> Request:
Keep to the lines from the line containing "Write the Plotly code for this chart." through the line containing "fig = go.Figure()": copy them exactly and leave every picture out.
◇ ◇ ◇ ◇
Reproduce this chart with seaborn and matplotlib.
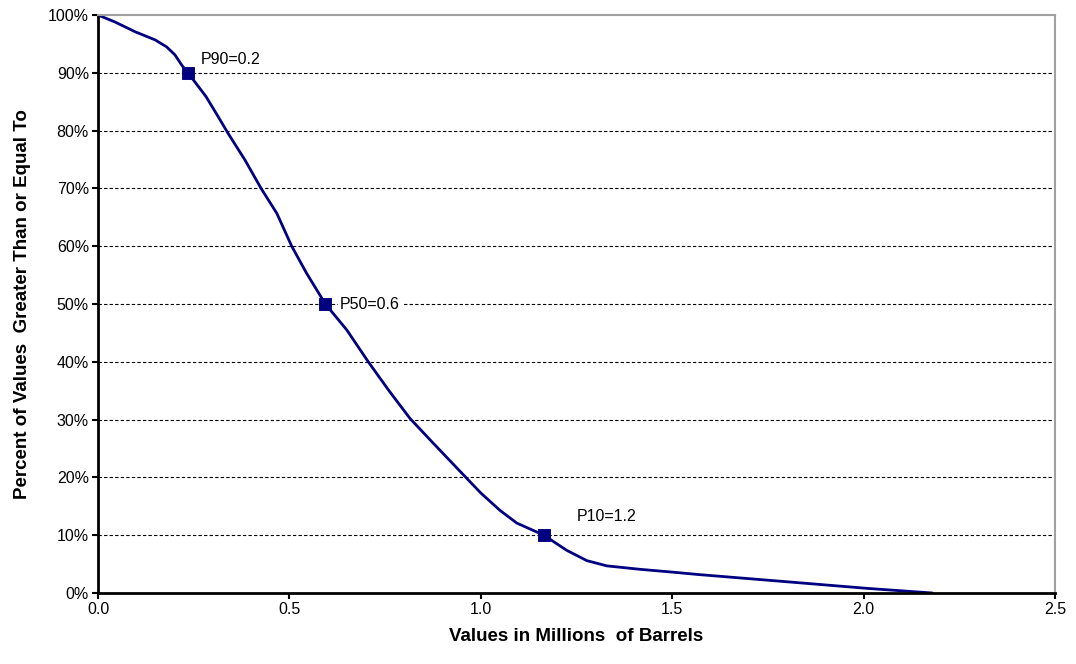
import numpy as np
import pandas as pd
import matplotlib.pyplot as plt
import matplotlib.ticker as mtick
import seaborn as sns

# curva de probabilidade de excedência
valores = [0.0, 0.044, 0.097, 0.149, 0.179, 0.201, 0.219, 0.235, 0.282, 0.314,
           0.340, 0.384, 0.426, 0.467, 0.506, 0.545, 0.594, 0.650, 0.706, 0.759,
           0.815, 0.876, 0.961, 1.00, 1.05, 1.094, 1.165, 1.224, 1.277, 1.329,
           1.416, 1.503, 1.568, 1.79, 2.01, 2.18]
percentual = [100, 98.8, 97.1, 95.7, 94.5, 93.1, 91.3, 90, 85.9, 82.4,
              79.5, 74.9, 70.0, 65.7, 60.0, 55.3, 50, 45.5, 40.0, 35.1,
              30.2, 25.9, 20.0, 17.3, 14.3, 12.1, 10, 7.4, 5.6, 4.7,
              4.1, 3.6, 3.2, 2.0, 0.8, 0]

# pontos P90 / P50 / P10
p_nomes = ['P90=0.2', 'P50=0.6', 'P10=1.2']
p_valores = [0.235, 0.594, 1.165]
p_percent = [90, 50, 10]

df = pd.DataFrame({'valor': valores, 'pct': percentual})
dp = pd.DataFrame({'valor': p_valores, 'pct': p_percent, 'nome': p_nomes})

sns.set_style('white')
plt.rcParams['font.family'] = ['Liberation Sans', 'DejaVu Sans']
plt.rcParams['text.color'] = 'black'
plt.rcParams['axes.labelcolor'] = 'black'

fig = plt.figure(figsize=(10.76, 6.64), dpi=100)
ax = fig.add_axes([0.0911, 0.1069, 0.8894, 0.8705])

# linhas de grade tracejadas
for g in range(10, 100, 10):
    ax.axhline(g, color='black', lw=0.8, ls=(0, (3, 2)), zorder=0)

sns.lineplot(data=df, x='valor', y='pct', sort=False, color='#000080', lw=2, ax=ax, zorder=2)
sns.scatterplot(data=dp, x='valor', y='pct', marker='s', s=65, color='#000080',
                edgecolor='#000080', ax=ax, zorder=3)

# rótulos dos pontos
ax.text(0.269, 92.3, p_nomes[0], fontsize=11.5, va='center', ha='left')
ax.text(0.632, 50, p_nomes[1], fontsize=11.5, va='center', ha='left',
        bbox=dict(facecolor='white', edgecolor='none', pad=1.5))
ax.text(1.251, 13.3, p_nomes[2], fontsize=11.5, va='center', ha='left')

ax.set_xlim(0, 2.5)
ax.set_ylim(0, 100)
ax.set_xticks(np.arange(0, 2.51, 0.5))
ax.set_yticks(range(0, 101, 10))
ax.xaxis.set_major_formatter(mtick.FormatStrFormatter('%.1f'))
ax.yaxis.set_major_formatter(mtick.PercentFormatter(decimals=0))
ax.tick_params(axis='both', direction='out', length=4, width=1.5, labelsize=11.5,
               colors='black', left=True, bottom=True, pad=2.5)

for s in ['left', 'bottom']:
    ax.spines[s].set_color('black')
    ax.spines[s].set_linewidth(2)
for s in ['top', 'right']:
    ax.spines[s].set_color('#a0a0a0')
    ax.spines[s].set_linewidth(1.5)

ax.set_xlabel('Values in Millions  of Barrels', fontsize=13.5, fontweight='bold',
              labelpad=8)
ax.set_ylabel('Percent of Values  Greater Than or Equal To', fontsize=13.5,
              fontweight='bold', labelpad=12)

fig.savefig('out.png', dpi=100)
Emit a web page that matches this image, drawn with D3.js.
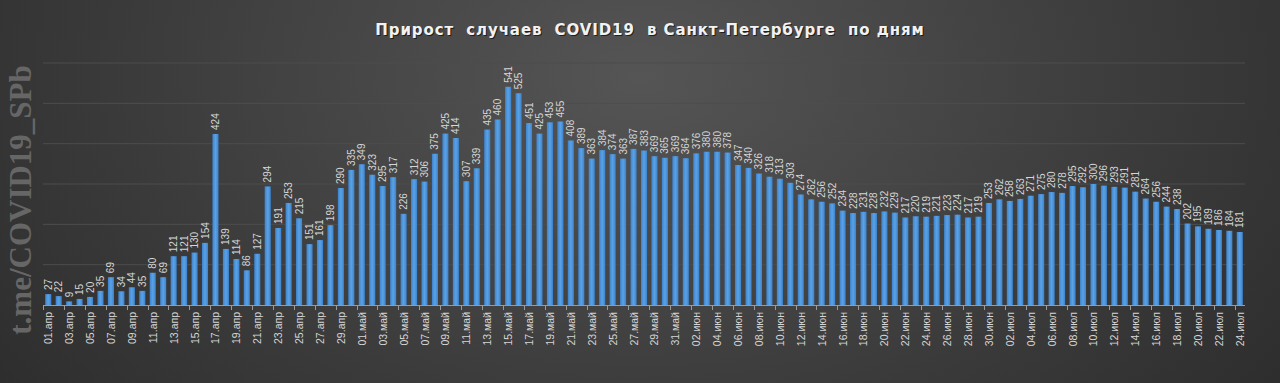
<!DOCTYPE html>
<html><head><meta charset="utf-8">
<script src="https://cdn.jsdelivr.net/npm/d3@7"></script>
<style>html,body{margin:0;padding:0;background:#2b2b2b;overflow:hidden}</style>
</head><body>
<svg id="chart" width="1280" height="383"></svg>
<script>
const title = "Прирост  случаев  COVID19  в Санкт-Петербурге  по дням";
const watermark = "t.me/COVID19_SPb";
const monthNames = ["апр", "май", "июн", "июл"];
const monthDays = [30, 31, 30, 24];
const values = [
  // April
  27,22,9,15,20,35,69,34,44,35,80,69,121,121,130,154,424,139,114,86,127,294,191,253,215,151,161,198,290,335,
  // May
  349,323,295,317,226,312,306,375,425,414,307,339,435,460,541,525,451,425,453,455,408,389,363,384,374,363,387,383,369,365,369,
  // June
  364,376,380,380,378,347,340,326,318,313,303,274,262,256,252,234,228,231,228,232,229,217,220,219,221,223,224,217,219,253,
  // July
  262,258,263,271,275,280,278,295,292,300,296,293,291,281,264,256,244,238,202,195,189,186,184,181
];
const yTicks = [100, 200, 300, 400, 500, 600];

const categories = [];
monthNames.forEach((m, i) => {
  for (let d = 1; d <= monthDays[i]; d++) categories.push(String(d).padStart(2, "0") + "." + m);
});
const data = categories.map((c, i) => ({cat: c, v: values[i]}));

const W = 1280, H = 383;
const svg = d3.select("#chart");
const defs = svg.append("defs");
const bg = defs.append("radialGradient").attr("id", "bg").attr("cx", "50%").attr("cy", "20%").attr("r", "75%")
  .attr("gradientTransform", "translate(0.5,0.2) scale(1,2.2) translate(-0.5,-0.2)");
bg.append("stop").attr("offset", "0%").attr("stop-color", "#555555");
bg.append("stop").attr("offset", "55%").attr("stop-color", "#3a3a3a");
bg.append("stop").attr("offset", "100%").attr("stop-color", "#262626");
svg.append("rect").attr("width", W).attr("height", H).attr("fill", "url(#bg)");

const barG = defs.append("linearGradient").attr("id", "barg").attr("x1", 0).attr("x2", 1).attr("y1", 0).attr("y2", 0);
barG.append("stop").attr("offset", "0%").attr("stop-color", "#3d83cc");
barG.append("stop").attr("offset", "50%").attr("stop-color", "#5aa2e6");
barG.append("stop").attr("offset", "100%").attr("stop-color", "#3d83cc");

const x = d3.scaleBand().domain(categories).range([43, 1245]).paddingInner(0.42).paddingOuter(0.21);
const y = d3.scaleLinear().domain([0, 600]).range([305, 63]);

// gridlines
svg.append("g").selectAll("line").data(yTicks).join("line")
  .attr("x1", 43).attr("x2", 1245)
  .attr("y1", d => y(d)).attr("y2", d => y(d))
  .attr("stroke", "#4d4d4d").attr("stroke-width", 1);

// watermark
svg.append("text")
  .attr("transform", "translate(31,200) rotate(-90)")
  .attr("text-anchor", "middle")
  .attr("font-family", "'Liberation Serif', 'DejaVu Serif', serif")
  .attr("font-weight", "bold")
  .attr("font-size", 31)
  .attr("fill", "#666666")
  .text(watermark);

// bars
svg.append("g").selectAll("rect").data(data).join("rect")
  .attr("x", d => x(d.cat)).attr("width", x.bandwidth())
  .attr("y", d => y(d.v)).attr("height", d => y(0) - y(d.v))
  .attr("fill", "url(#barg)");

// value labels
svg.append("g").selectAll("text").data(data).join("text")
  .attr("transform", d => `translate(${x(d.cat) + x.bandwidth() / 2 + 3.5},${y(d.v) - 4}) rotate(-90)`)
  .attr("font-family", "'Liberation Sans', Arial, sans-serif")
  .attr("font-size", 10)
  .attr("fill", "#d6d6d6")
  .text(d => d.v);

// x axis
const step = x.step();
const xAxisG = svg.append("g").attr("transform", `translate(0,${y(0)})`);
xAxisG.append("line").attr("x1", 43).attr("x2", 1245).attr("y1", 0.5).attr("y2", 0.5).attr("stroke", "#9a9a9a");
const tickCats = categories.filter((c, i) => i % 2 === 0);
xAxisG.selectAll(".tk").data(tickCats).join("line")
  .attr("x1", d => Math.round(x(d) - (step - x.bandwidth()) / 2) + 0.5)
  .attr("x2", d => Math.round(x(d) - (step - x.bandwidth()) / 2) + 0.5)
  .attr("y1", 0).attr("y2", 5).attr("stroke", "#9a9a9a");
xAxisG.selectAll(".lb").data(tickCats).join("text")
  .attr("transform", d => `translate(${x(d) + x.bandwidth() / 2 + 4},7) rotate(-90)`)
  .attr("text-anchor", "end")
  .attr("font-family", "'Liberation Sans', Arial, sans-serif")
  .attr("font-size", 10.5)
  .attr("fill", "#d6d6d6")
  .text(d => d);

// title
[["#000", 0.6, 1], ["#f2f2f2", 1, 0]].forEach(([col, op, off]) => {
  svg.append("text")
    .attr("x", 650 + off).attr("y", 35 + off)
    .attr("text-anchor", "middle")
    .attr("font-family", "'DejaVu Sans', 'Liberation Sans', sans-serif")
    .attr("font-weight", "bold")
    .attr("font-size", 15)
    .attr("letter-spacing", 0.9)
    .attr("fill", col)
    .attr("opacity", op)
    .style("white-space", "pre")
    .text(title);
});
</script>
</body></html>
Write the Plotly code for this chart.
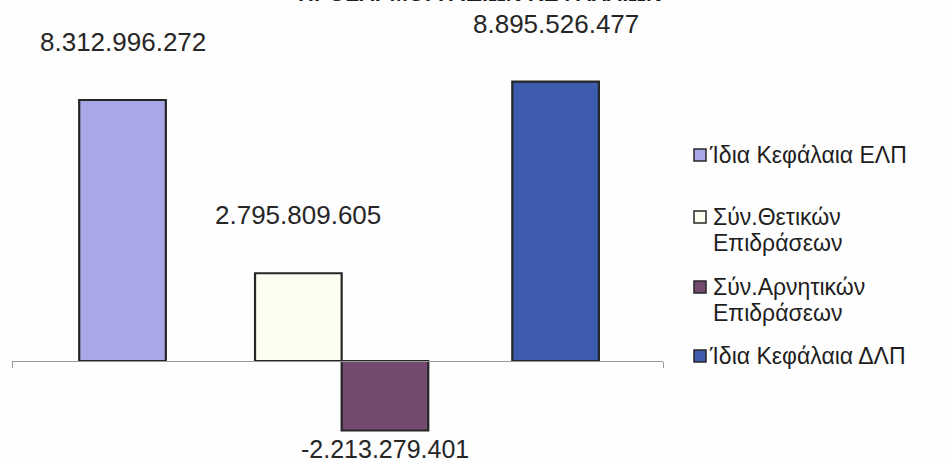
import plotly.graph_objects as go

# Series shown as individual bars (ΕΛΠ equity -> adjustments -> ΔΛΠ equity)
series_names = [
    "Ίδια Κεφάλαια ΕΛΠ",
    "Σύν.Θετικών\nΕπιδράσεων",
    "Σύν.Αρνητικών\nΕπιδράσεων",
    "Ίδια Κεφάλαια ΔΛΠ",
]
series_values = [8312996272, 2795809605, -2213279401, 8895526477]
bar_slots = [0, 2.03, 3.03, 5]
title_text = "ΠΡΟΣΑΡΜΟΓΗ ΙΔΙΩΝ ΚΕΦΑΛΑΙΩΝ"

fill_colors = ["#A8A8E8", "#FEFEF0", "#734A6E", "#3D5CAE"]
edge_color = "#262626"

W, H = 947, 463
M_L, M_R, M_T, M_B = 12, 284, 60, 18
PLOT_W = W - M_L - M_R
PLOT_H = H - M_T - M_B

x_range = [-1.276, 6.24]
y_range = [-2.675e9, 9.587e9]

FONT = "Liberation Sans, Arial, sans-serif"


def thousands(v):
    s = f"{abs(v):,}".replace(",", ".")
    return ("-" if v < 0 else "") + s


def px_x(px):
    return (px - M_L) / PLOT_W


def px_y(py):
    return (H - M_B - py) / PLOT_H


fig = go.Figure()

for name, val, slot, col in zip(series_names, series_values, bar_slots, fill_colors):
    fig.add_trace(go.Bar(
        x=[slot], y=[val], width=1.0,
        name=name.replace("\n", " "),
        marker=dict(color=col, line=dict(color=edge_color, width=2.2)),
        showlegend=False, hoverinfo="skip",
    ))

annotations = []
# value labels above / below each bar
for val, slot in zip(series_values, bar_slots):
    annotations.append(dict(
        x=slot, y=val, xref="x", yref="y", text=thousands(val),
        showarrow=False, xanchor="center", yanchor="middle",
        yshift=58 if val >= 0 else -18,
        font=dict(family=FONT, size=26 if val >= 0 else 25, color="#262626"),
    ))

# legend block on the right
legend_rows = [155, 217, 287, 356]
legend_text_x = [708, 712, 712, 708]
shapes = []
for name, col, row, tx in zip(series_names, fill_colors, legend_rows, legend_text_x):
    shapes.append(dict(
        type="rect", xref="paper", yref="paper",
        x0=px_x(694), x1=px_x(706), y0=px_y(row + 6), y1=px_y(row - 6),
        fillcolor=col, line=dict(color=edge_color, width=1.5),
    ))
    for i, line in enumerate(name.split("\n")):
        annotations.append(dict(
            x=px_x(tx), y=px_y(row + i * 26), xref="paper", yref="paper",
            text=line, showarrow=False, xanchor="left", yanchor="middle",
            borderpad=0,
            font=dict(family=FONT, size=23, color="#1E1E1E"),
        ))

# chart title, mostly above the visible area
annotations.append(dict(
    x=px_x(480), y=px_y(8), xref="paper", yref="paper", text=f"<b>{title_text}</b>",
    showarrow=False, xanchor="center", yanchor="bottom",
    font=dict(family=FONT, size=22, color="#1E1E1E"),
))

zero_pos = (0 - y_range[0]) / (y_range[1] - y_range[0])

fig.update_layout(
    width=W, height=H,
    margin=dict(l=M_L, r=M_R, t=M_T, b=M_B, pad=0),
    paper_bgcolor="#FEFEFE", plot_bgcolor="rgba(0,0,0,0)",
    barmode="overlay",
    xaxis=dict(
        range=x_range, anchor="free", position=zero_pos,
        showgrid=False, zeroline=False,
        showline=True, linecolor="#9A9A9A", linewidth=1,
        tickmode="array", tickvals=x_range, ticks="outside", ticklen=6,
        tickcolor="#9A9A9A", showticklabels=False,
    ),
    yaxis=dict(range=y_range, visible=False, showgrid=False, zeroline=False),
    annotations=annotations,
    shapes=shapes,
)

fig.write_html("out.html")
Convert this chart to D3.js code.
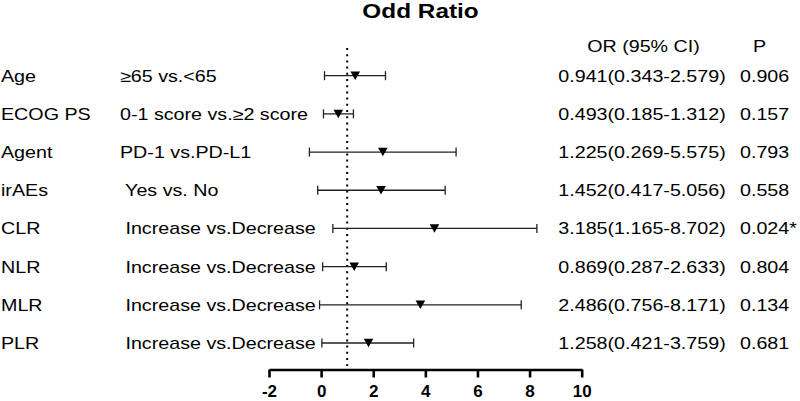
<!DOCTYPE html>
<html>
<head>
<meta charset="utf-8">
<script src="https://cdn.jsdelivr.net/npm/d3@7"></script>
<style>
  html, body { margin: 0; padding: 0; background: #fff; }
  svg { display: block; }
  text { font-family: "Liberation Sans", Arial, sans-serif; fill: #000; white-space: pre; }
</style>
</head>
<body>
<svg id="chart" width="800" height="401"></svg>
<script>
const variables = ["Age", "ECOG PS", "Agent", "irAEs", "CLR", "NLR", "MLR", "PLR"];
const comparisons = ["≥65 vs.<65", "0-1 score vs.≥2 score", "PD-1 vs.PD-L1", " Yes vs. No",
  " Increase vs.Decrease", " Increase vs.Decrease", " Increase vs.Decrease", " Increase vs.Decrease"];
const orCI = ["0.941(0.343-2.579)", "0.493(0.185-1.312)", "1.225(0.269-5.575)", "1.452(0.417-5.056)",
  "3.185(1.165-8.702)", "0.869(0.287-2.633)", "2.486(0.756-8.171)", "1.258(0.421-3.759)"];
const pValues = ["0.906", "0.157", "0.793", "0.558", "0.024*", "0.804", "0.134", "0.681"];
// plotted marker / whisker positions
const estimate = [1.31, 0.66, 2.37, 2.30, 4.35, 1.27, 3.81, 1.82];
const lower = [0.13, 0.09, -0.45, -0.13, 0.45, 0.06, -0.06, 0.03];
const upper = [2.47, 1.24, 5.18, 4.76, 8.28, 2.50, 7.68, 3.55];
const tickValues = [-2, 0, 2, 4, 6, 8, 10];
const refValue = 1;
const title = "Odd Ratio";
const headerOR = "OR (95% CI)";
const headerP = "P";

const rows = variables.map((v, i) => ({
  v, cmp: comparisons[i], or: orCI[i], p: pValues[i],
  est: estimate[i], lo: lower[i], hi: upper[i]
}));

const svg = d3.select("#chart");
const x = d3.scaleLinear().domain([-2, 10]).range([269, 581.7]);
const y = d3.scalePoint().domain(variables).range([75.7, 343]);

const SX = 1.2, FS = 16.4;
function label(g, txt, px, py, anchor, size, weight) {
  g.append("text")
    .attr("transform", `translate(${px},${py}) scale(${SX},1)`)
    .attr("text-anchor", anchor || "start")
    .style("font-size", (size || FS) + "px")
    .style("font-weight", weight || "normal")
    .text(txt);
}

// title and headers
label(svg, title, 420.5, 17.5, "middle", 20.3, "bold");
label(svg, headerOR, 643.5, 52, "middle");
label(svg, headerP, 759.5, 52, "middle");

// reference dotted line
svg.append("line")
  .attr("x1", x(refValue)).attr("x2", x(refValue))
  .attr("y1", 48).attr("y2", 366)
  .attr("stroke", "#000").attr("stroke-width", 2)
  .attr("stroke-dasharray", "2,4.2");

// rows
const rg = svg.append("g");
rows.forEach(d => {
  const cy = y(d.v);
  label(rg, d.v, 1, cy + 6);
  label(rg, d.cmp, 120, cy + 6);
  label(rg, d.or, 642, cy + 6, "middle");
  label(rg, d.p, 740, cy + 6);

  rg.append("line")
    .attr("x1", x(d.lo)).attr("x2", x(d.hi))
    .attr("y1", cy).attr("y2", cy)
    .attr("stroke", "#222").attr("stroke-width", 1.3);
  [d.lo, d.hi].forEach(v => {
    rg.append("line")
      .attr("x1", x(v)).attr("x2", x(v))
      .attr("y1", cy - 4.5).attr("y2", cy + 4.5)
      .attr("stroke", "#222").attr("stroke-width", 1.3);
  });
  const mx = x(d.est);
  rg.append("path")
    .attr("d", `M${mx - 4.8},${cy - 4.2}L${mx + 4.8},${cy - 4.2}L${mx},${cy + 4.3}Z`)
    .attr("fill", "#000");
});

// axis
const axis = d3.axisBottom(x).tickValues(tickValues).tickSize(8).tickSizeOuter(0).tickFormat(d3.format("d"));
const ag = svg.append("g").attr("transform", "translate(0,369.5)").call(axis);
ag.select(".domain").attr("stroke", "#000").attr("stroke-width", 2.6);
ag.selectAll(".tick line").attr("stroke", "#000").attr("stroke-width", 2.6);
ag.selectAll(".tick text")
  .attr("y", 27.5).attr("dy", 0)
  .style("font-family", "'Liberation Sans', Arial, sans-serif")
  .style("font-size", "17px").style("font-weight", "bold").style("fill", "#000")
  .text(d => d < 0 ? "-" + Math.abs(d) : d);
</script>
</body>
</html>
◇ ◇ ◇ ◇
> Answer to this task:
Write the Plotly code for this chart.
import plotly.graph_objects as go

# Series shown as individual bars (ΕΛΠ equity -> adjustments -> ΔΛΠ equity)
series_names = [
    "Ίδια Κεφάλαια ΕΛΠ",
    "Σύν.Θετικών\nΕπιδράσεων",
    "Σύν.Αρνητικών\nΕπιδράσεων",
    "Ίδια Κεφάλαια ΔΛΠ",
]
series_values = [8312996272, 2795809605, -2213279401, 8895526477]
bar_slots = [0, 2.03, 3.03, 5]
title_text = "ΠΡΟΣΑΡΜΟΓΗ ΙΔΙΩΝ ΚΕΦΑΛΑΙΩΝ"

fill_colors = ["#A8A8E8", "#FEFEF0", "#734A6E", "#3D5CAE"]
edge_color = "#262626"

W, H = 947, 463
M_L, M_R, M_T, M_B = 12, 284, 60, 18
PLOT_W = W - M_L - M_R
PLOT_H = H - M_T - M_B

x_range = [-1.276, 6.24]
y_range = [-2.675e9, 9.587e9]

FONT = "Liberation Sans, Arial, sans-serif"


def thousands(v):
    s = f"{abs(v):,}".replace(",", ".")
    return ("-" if v < 0 else "") + s


def px_x(px):
    return (px - M_L) / PLOT_W


def px_y(py):
    return (H - M_B - py) / PLOT_H


fig = go.Figure()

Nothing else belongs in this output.